Originally posted by stevebrot I was taught that as the way to use of the incident meter, at the subject, with the omnidome pointed towards the camera. The meter measures the same light mix as that incident on the subject. Of course, that is sort if hard with lions and such.
Steve
By double lighting I meant for example the scene includes a large area under a opaque canopy, and thus there are the usual 5-7 stops range outside the canopy, and under the canopy the light levels are much lower, a different 5-7 stops. If the canopy is small and/or somewhat transparent, one could use the incident in both areas and use the mean. As the two areas diverge (e.g, more the 10-12 stop range) one needs to decide which slice of the light range to capture.

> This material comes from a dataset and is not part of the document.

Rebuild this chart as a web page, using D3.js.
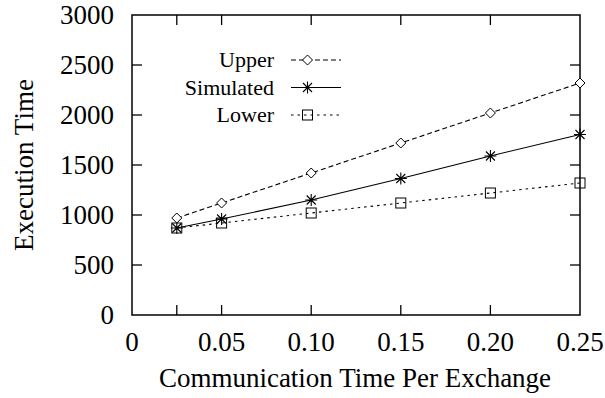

---------- Post added 10-26-20 at 08:37 AM ----------
Viking42 you say "Incident light meters are used when I want correct exposure on a central subject and don't care about the background, where a camera's averaging meter would give the wrong reading."
That is the (usually) the case where the background is differently lit than the main subject, and far away so tones merge. And if it is you can:
1. often estimate the difference
2. also use a reflected reading of the background.
In most scenes in my experience (and I pretty much exclusively used incident meter for decades, with color negative and slide film). You still have the issue is the DR range such that everything will be captured well, and if not you may need to measure both to decide (for example) how much flash fill to use.
If you are doing B&W negative film, depending on the scene DR and what is important, the incident meter does not replace the (ideal) spot meter (or narrower angle reflected light meter)--but the incident meter is perfect if the midtone areas are to look like midtones. And you can recognize when to adjust the reading or use the other meter.